What you need to do = Copy out lines with the word "using" from the material that follows.

(Items from a data source)
○ ○ ○

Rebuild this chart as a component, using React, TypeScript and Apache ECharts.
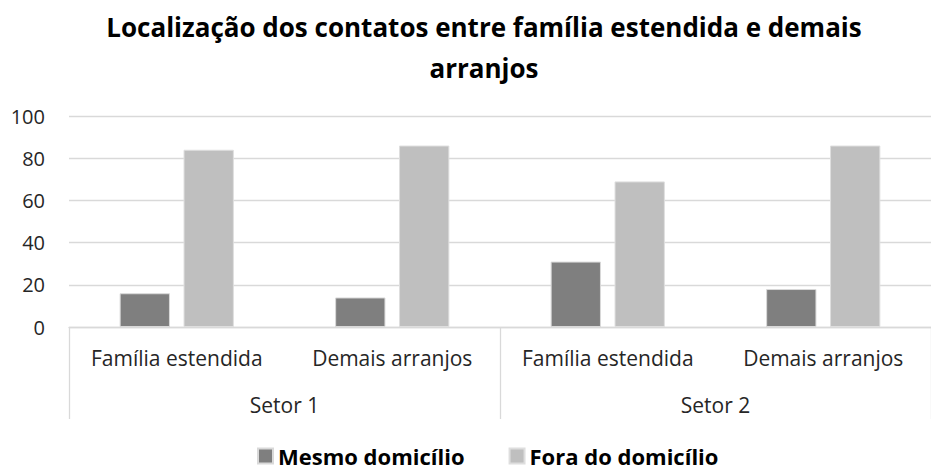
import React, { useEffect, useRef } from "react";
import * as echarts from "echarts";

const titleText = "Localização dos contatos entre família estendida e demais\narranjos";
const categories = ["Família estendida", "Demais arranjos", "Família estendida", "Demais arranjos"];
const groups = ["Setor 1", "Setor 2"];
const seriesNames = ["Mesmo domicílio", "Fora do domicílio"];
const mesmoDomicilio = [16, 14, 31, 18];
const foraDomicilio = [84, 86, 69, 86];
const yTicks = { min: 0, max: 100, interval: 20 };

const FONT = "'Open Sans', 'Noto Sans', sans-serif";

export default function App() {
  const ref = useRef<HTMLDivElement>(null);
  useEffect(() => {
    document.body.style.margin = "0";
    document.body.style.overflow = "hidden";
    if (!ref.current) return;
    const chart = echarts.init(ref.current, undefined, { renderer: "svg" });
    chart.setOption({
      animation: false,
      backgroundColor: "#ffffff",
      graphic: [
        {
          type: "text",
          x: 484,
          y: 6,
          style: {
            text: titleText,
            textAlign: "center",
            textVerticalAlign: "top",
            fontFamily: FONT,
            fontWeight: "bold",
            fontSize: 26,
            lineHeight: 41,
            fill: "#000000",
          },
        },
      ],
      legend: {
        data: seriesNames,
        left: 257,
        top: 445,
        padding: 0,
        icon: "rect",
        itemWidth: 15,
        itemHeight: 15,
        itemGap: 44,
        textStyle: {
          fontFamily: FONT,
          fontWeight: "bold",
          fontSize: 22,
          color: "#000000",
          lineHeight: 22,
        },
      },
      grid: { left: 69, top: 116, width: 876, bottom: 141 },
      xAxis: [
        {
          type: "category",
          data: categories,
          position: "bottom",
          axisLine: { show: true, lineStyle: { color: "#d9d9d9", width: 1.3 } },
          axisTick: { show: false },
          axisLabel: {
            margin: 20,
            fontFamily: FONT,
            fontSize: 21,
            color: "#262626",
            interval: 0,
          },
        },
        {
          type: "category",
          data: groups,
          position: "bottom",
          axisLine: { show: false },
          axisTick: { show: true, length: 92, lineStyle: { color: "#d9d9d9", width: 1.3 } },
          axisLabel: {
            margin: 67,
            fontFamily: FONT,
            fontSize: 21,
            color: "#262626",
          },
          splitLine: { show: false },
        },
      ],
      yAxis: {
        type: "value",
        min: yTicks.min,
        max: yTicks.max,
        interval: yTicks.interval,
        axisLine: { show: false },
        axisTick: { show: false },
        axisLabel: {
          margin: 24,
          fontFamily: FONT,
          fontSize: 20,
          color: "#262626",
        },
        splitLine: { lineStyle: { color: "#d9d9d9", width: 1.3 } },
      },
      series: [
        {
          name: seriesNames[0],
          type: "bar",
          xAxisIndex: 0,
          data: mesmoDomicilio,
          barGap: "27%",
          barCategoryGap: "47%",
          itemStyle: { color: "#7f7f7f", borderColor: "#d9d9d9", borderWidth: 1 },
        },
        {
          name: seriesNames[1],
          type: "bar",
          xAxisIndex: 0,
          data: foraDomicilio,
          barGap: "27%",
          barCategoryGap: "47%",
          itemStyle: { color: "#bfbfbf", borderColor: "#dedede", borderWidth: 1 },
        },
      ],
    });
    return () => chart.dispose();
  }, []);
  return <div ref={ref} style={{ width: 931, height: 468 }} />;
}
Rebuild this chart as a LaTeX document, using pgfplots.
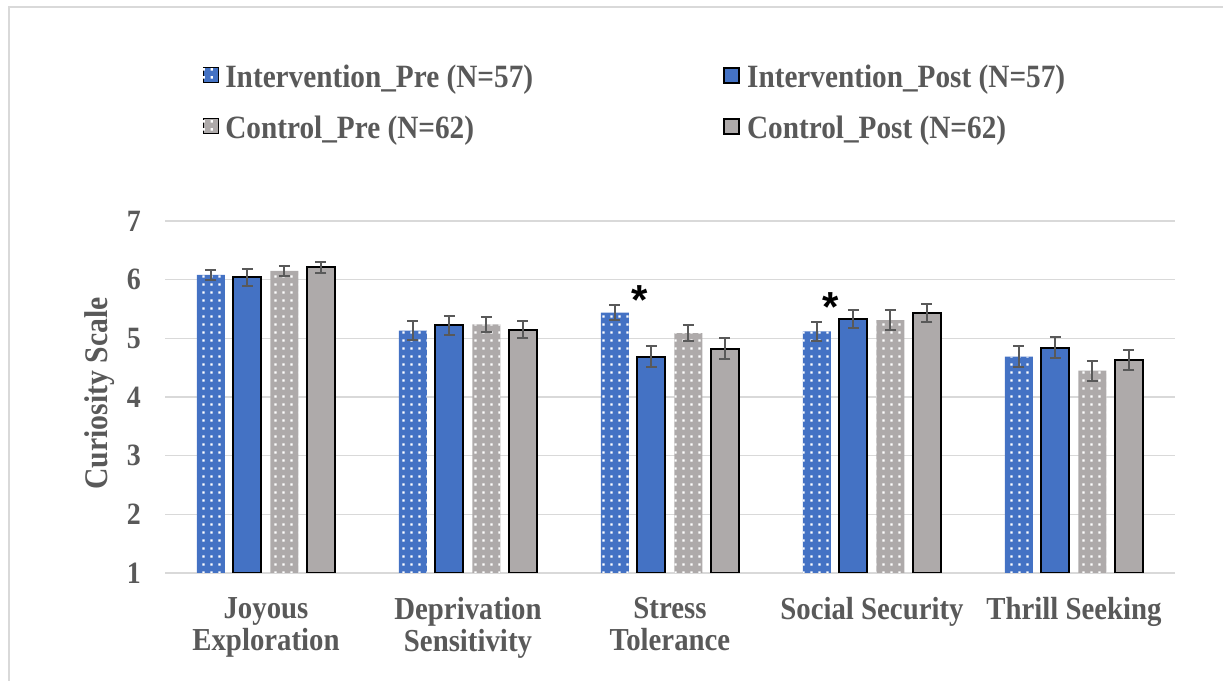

○ ○ ○

Complete output =
Rebuild this chart as a component, using React, TypeScript and Apache ECharts.
Rebuild this chart as a LaTeX document, using pgfplots.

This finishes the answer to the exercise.